Set task | All lines below must be repeated exactly, with the pictures omitted.

......

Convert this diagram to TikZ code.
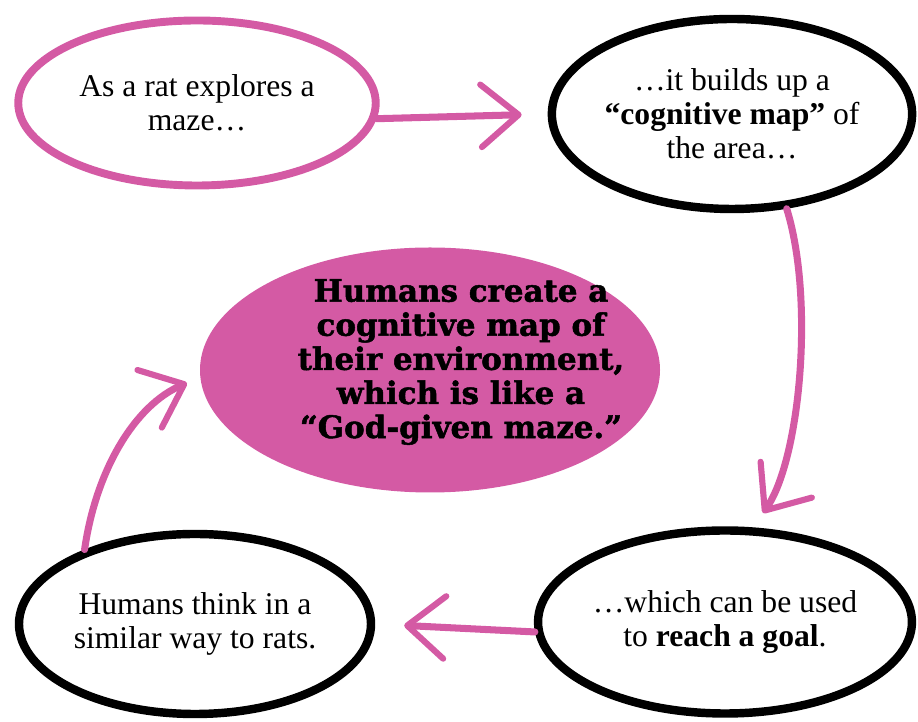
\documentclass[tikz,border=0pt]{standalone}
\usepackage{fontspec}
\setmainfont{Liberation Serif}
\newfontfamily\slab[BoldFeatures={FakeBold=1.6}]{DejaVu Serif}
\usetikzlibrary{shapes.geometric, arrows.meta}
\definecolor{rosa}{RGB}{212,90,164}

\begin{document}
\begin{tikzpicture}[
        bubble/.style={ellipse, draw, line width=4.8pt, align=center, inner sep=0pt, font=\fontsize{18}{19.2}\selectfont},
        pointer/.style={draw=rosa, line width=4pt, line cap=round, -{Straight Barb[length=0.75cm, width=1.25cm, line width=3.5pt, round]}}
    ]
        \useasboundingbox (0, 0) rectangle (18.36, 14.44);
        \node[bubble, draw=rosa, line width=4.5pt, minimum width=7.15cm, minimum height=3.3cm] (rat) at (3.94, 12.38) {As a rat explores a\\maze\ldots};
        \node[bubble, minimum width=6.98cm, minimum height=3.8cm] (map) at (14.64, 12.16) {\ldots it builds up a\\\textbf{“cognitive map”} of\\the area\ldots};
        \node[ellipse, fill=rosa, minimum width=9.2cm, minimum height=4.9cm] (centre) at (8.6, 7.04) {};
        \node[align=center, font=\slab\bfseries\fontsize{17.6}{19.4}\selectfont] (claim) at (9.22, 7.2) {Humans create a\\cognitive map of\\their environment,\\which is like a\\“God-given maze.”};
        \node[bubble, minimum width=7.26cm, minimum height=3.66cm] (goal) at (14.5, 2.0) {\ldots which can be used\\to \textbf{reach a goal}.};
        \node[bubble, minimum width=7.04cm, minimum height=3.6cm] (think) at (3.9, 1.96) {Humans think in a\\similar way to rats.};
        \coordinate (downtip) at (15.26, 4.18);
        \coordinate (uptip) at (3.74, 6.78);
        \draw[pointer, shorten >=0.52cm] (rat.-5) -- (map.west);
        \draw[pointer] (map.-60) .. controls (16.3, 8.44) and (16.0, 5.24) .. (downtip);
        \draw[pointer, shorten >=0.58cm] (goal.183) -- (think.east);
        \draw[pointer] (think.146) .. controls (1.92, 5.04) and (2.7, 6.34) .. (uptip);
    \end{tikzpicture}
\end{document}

......

Exercise output |
Convert this diagram to TikZ code.
\documentclass[tikz,border=0pt]{standalone}
\usepackage{fontspec}
\setmainfont{Liberation Serif}
\newfontfamily\slab[BoldFeatures={FakeBold=1.6}]{DejaVu Serif}
\usetikzlibrary{shapes.geometric, arrows.meta}
\definecolor{rosa}{RGB}{212,90,164}

\begin{document}
\begin{tikzpicture}[
        bubble/.style={ellipse, draw, line width=4.8pt, align=center, inner sep=0pt, font=\fontsize{18}{19.2}\selectfont},
        pointer/.style={draw=rosa, line width=4pt, line cap=round, -{Straight Barb[length=0.75cm, width=1.25cm, line width=3.5pt, round]}}
    ]
        \useasboundingbox (0, 0) rectangle (18.36, 14.44);
        \node[bubble, draw=rosa, line width=4.5pt, minimum width=7.15cm, minimum height=3.3cm] (rat) at (3.94, 12.38) {As a rat explores a\\maze\ldots};
        \node[bubble, minimum width=6.98cm, minimum height=3.8cm] (map) at (14.64, 12.16) {\ldots it builds up a\\\textbf{“cognitive map”} of\\the area\ldots};
        \node[ellipse, fill=rosa, minimum width=9.2cm, minimum height=4.9cm] (centre) at (8.6, 7.04) {};
        \node[align=center, font=\slab\bfseries\fontsize{17.6}{19.4}\selectfont] (claim) at (9.22, 7.2) {Humans create a\\cognitive map of\\their environment,\\which is like a\\“God-given maze.”};
        \node[bubble, minimum width=7.26cm, minimum height=3.66cm] (goal) at (14.5, 2.0) {\ldots which can be used\\to \textbf{reach a goal}.};
        \node[bubble, minimum width=7.04cm, minimum height=3.6cm] (think) at (3.9, 1.96) {Humans think in a\\similar way to rats.};
        \coordinate (downtip) at (15.26, 4.18);
        \coordinate (uptip) at (3.74, 6.78);
        \draw[pointer, shorten >=0.52cm] (rat.-5) -- (map.west);
        \draw[pointer] (map.-60) .. controls (16.3, 8.44) and (16.0, 5.24) .. (downtip);
        \draw[pointer, shorten >=0.58cm] (goal.183) -- (think.east);
        \draw[pointer] (think.146) .. controls (1.92, 5.04) and (2.7, 6.34) .. (uptip);
    \end{tikzpicture}
\end{document}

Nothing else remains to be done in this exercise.